Much of the evening’s discussion was around the need to change corporate risk and reward mechanisms if a risk neutral approach is to take hold. After all, if a project manager is going to be punished for taking reasonable risks that then turn out near the lower end of the range of possibilities, he or she is not going to be risk neutral.

One gentleman asked a really intriguing question, which I would paraphrase as follows: We want managers to be risk neutral at the project level, which generally means being willing to accept a higher level of risk than historically we have done. At the same time, we want managers who are absolutely safety conscious, and will adhere strictly to a “safety first” policy. Isn’t this sending mixed messages?

I replied that my presentation refers only to financial risk, not health, safety, or environmental risk. I am most emphatically not encouraging anyone to accept a higher level of risk on those issues.

But the questioner persisted: People tend to be risk takers or risk avoiders.
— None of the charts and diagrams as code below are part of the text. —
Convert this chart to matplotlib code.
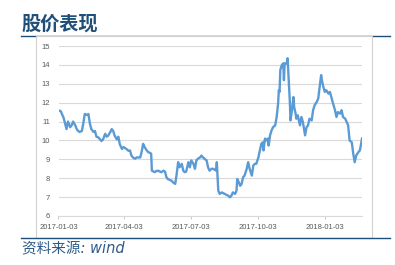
import matplotlib
matplotlib.use("Agg")
import matplotlib.pyplot as plt
import matplotlib.dates as mdates
import pandas as pd
from matplotlib.patches import Rectangle
from matplotlib.lines import Line2D

# ---- data ----
start_date = "2017-01-03"
day_offsets = [0, 3, 7, 9, 11, 13, 16, 18, 20, 23, 25, 27, 29, 32, 34, 36, 39, 41, 43, 45,
               48, 50, 52, 55, 57, 59, 61, 64, 66, 68, 71, 73, 75, 77, 80, 82, 84, 87, 89, 91,
               93, 96, 98, 100, 102, 105, 107, 109, 112, 114, 116, 118, 121, 123, 125, 127, 128, 132, 134, 137,
               139, 141, 144, 146, 148, 150, 153, 155, 157, 160, 162, 164, 166, 169, 171, 173, 175, 178, 180, 182,
               185, 187, 189, 191, 194, 196, 198, 201, 203, 205, 207, 210, 212, 214, 216, 217, 219, 221, 224, 226,
               228, 230, 233, 235, 237, 239, 242, 244, 245, 247, 249, 251, 253, 255, 258, 260, 262, 265, 267, 269,
               271, 274, 276, 278, 280, 281, 283, 285, 287, 288, 290, 292, 294, 297, 299, 301, 302, 303, 304, 306,
               308, 309, 310, 313, 314, 317, 318, 320, 322, 323, 325, 326, 328, 331, 333, 335, 338, 340, 342, 344,
               347, 349, 351, 354, 356, 358, 360, 361, 363, 365, 367, 370, 372, 374, 376, 379, 381, 383, 386, 388,
               390, 393, 395, 397, 399, 402, 404, 406, 408, 411, 413, 414, 416]
prices = [11.6, 11.55, 11.2, 10.9, 10.6, 11.0, 10.7, 10.8, 11.0, 10.8, 10.6, 10.5, 10.45, 10.5, 10.9, 11.4, 11.35, 11.4, 10.9, 10.6,
          10.45, 10.5, 10.2, 10.15, 10.05, 9.97, 10.05, 10.35, 10.2, 10.25, 10.45, 10.6, 10.5, 10.25, 10.05, 10.2, 9.8, 9.55, 9.65, 9.6,
          9.55, 9.45, 9.47, 9.2, 9.1, 9.03, 9.1, 9.1, 9.1, 9.4, 9.82, 9.65, 9.47, 9.38, 9.35, 9.3, 8.4, 8.32, 8.38, 8.4,
          8.35, 8.32, 8.4, 8.35, 8.05, 7.95, 7.9, 7.87, 7.78, 7.7, 8.23, 8.85, 8.58, 8.76, 8.4, 8.32, 8.35, 8.85, 8.58, 8.94,
          8.76, 8.5, 8.94, 9.03, 9.1, 9.2, 9.1, 9.0, 8.94, 8.58, 8.4, 8.5, 8.5, 8.45, 8.4, 8.85, 7.34, 7.17, 7.25, 7.2,
          7.17, 7.12, 7.07, 6.99, 7.07, 7.25, 7.17, 7.34, 7.96, 7.8, 7.6, 7.7, 8.05, 8.14, 8.5, 8.85, 8.5, 8.14, 8.67, 8.76,
          8.76, 9.1, 9.47, 9.82, 9.9, 9.47, 10.1, 10.0, 10.1, 9.73, 10.27, 10.53, 10.7, 10.8, 11.24, 11.95, 12.66, 12.57, 13.72, 13.99,
          14.08, 13.19, 14.08, 14.08, 14.35, 12.13, 11.06, 11.6, 12.3, 11.77, 11.42, 11.15, 11.33, 10.8, 11.24, 10.97, 10.27, 10.7, 10.8, 11.15,
          11.06, 11.6, 11.86, 12.04, 12.22, 12.84, 13.46, 13.19, 12.84, 12.57, 12.66, 12.48, 12.57, 12.3, 12.0, 11.6, 11.24, 11.5, 11.42, 11.6,
          11.24, 11.15, 10.97, 10.8, 10.0, 9.9, 9.3, 8.85, 9.2, 9.38, 9.47, 9.65, 10.1]
tick_dates = ["2017-01-03", "2017-04-03", "2017-07-03", "2017-10-03", "2018-01-03"]
y_ticks = [6, 7, 8, 9, 10, 11, 12, 13, 14, 15]
title_text = "股价表现"
source_text = "资料来源: wind"

dates = pd.Timestamp(start_date) + pd.to_timedelta(day_offsets, unit="D")

W, H = 395, 265
fig = plt.figure(figsize=(W / 100, H / 100), dpi=100)
fig.patch.set_facecolor("white")

dark = "#1F4E79"

# header / footer lines
fig.add_artist(Line2D([21 / W, 390 / W], [1 - 35.5 / H, 1 - 35.5 / H], color=dark, lw=1.0, zorder=-3))
fig.add_artist(Line2D([21 / W, 390 / W], [1 - 237.5 / H, 1 - 237.5 / H], color=dark, lw=1.0, zorder=-1))
# chart frame
fig.add_artist(Rectangle((36 / W, 1 - 237.5 / H), (372 - 36) / W, (237.5 - 36) / H,
                         facecolor="white", edgecolor="#D0D0D0", lw=0.8, zorder=-2))

fig.text(21 / W, 1 - 24 / H, title_text, family=["Noto Sans CJK SC", "DejaVu Sans"],
         fontsize=13.8, fontweight="bold", color=dark, va="center", ha="left")
fig.text(22 / W, 1 - 249 / H, source_text, family=["DejaVu Sans", "Noto Sans CJK SC"],
         fontsize=10.5, style="italic", color="#2E5C8A", va="center", ha="left")

ax = fig.add_axes([58.5 / W, 1 - 216 / H, (362 - 58.5) / W, (216 - 46) / H])
ax.set_facecolor("none")
ax.plot(dates, prices, color="#5B9BD5", lw=1.7, solid_joinstyle="round")
ax.set_ylim(6, 15)
ax.set_yticks(y_ticks)
ax.set_xlim(dates[0], dates[-1])
ax.set_xticks(pd.to_datetime(tick_dates))
ax.xaxis.set_major_formatter(mdates.DateFormatter("%Y-%m-%d"))
ax.grid(axis="y", color="#D9D9D9", lw=0.8)
ax.set_axisbelow(True)
for s in ["top", "right", "left"]:
    ax.spines[s].set_visible(False)
ax.spines["bottom"].set_color("#D9D9D9")
ax.spines["bottom"].set_linewidth(0.8)
ax.tick_params(axis="y", length=0, pad=6, labelsize=5.5, labelcolor="#595959")
ax.tick_params(axis="x", length=2.5, width=0.6, color="#BFBFBF", pad=3.5, labelsize=5.5, labelcolor="#595959")
for lab in ax.get_xticklabels() + ax.get_yticklabels():
    lab.set_family("Liberation Sans")

fig.savefig("out.png", dpi=100)
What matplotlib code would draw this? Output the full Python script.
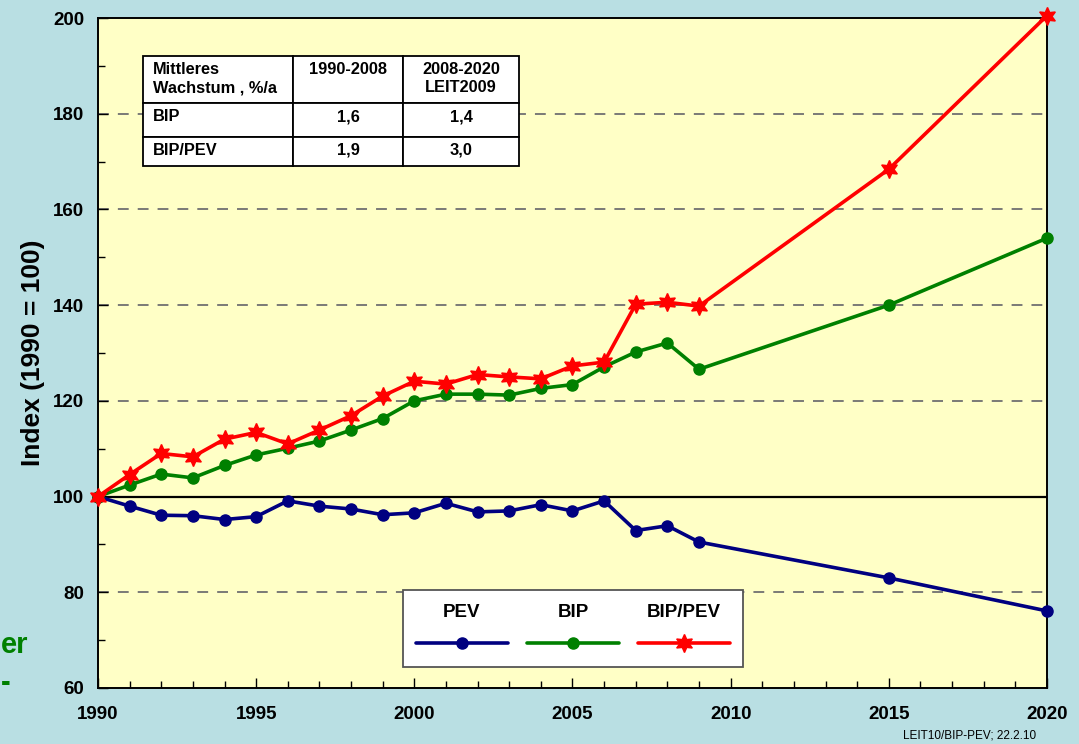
import matplotlib
matplotlib.use('Agg')
import matplotlib.pyplot as plt
from matplotlib.lines import Line2D
from matplotlib.patches import Rectangle
from matplotlib.ticker import MultipleLocator

plt.rcParams['font.family'] = ['Liberation Sans', 'DejaVu Sans']

# data
years = [1990, 1991, 1992, 1993, 1994, 1995, 1996, 1997, 1998, 1999, 2000,
         2001, 2002, 2003, 2004, 2005, 2006, 2007, 2008, 2009, 2015, 2020]
pev = [100, 98.0, 96.1, 96.0, 95.2, 95.8, 99.1, 98.0, 97.4, 96.2, 96.6,
       98.6, 96.8, 97.0, 98.3, 97.0, 99.1, 92.9, 93.9, 90.5, 83.0, 76.1]
bip = [100, 102.4, 104.7, 103.9, 106.5, 108.7, 110.1, 111.6, 113.9, 116.3, 120.0,
       121.4, 121.4, 121.2, 122.6, 123.4, 127.1, 130.2, 132.1, 126.6, 140.0, 154.0]
bip_pev = [100, 104.6, 109.0, 108.3, 112.0, 113.4, 111.0, 113.9, 116.9, 121.0, 124.1,
           123.5, 125.5, 125.0, 124.6, 127.3, 128.1, 140.2, 140.6, 139.8, 168.4, 200.5]

series_names = ['PEV', 'BIP', 'BIP/PEV']
series_colors = ['#000080', '#008000', '#ff0000']

table_rows = [['Mittleres\nWachstum , %/a', '1990-2008', '2008-2020\nLEIT2009'],
              ['BIP', '1,6', '1,4'],
              ['BIP/PEV', '1,9', '3,0']]


def ax_x(px):
    # pixel column -> axes fraction
    return (px - 98) / 949.0


def ax_y(py):
    # pixel row -> axes fraction
    return (688 - py) / 670.0


bg = '#b9dfe3'
fig = plt.figure(figsize=(10.79, 7.44), dpi=100, facecolor=bg)
ax = fig.add_axes([0.0908, 0.0753, 0.8795, 0.9005])
ax.set_facecolor('#ffffc6')

ax.set_xlim(1990, 2020)
ax.set_ylim(60, 200)

for y in range(80, 200, 20):
    if y == 100:
        continue
    ax.axhline(y, color='#707070', lw=1.3, ls=(0, (6, 5)), zorder=1)
ax.axhline(100, color='black', lw=1.6, zorder=2)

ax.plot(years, pev, color=series_colors[0], lw=2.6, marker='o', ms=8, zorder=4, clip_on=False)
ax.plot(years, bip, color=series_colors[1], lw=2.6, marker='o', ms=8, zorder=4, clip_on=False)
ax.plot(years, bip_pev, color=series_colors[2], lw=2.6, marker=(6, 1, 0), ms=13, zorder=5, clip_on=False)

ax.xaxis.set_major_locator(MultipleLocator(5))
ax.xaxis.set_minor_locator(MultipleLocator(1))
ax.yaxis.set_major_locator(MultipleLocator(20))
ax.yaxis.set_minor_locator(MultipleLocator(10))
ax.tick_params(which='major', direction='in', length=7, width=1, labelsize=13.5)
ax.tick_params(which='minor', direction='in', length=5, width=1)
ax.tick_params(axis='x', which='major', pad=13)
ax.tick_params(axis='y', which='major', pad=10)
for lab in ax.get_xticklabels() + ax.get_yticklabels():
    lab.set_fontweight('bold')
for sp in ax.spines.values():
    sp.set_linewidth(1.4)

ax.set_ylabel('Index (1990 = 100)', fontsize=19, fontweight='bold', labelpad=6)

# table, drawn by hand
col_edges = [143, 293, 403, 519]
row_edges = [56, 103, 137, 166]
for r, row in enumerate(table_rows):
    for c, txt in enumerate(row):
        x0, x1 = col_edges[c], col_edges[c + 1]
        y0, y1 = row_edges[r], row_edges[r + 1]
        ax.add_patch(Rectangle((ax_x(x0), ax_y(y1)), ax_x(x1) - ax_x(x0), ax_y(y0) - ax_y(y1),
                               transform=ax.transAxes, facecolor='white',
                               edgecolor='black', lw=1.3, zorder=6))
        if c == 0:
            tx, ha = ax_x(x0 + 10), 'left'
        else:
            tx, ha = ax_x((x0 + x1) / 2), 'center'
        ax.text(tx, ax_y(y0 + 6), txt, transform=ax.transAxes, ha=ha, va='top',
                fontsize=11.8, fontweight='bold', linespacing=1.25, zorder=7)

# legend drawn by hand: labels above line samples
lx0, lx1, ly0, ly1 = ax_x(403), ax_x(743), ax_y(667), ax_y(590)
ax.add_patch(Rectangle((lx0, ly0), lx1 - lx0, ly1 - ly0, transform=ax.transAxes,
                       facecolor='white', edgecolor='#555555', lw=1.3, zorder=6))
centers = [462, 573, 684]
markers = [('o', 8), ('o', 8), ((6, 1, 0), 13)]
for name, col, cx, (mk, msz) in zip(series_names, series_colors, centers, markers):
    ax.text(ax_x(cx), ax_y(613), name, transform=ax.transAxes, ha='center', va='center',
            fontsize=13.5, fontweight='bold', zorder=7)
    ax.add_line(Line2D([ax_x(cx - 46), ax_x(cx + 46)], [ax_y(643), ax_y(643)], transform=ax.transAxes,
                       color=col, lw=2.6, solid_capstyle='round', zorder=7))
    ax.add_line(Line2D([ax_x(cx)], [ax_y(643)], transform=ax.transAxes, color=col,
                       marker=mk, ms=msz, zorder=8))

# slide text peeking in on the left
fig.text(0.0005, 0.133, 'er', color='#008000', fontsize=21, fontweight='bold', ha='left', va='center')
fig.text(0.0005, 0.082, '-', color='#008000', fontsize=21, fontweight='bold', ha='left', va='center')

fig.text(0.899, 0.004, 'LEIT10/BIP-PEV; 22.2.10', fontsize=8.5, ha='center', va='bottom')

fig.savefig('out.png', dpi=100, facecolor=bg)
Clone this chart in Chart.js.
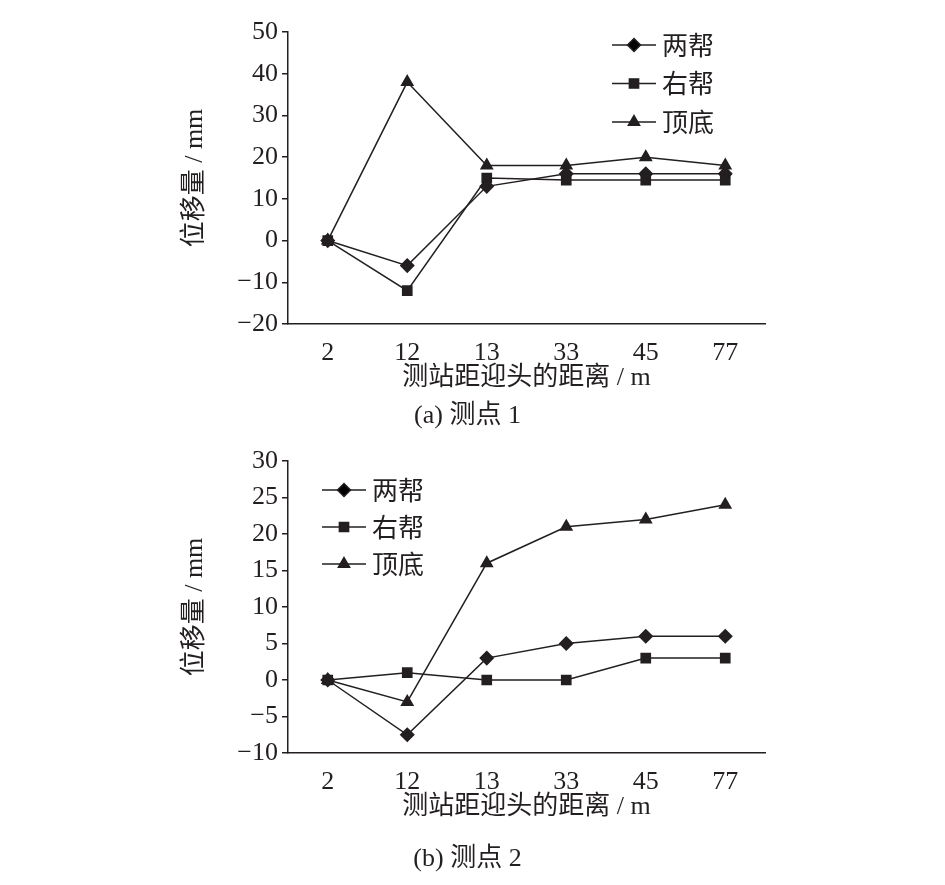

Someone who purchases every extended warranty on his home appliances is unlikely to go bungee jumping. Are there even people out there who are risk neutral when it comes to money, but extremely risk averse when it comes to safety? Isn’t it possible that we are looking for a hybrid personality type that doesn’t exist – or if it does, would the personality type be classified as bipolar?

This is a great question, one to which I do not have a great answer. If we start rewarding project managers who take more financial risk when making decisions, are we increasing the probability of another Macondo disaster because these people are likely to make risk neutral decisions on the health, safety, and environmental front, too? I would like to think not – that the distinction between financial risk and safety risk is fairly straightforward. But I’m honestly not sure.

We are all far more strongly affected by external signals and events – even apparently unrelated events – than we think. Jonah Berger of the Wharton School found that in the wake of Hurricane Katrina, baby names starting with the letter “K” increased in popularity by about 9%. This has happened in the wake of other well-known – i.e., massively damaging – storms, too; the initial becomes trendy (note to self: buy stock in baby clothes monogrammed with the letter, “S”). I doubt that people are consciously naming their children after episodes of death and destruction. They probably would deny that they were influenced at all.

Kathleen Parker’s last column before the US presidential election points out that when home sports teams win, we are more likely to vote for incumbents (which means Barack Obama should have been rooting for Ohio State the weekend prior to election day). Why? Because when we feel content, we don’t vote for change. The fact that our contentedness is coming from the final score of an athletic event that has no bearing whatsoever on the relative abilities of two candidates for office has nothing to do with it. As Simon Sinek points out, the decision making center in our brains is far more closely tied to the emotion processing center than it is to the data processing center. We vote the way we feel, not the way we think.

So will encouraging managers to take more financial risk at the project level cause them to make riskier decisions regarding safety? I’d love to hear other opinions on the subject.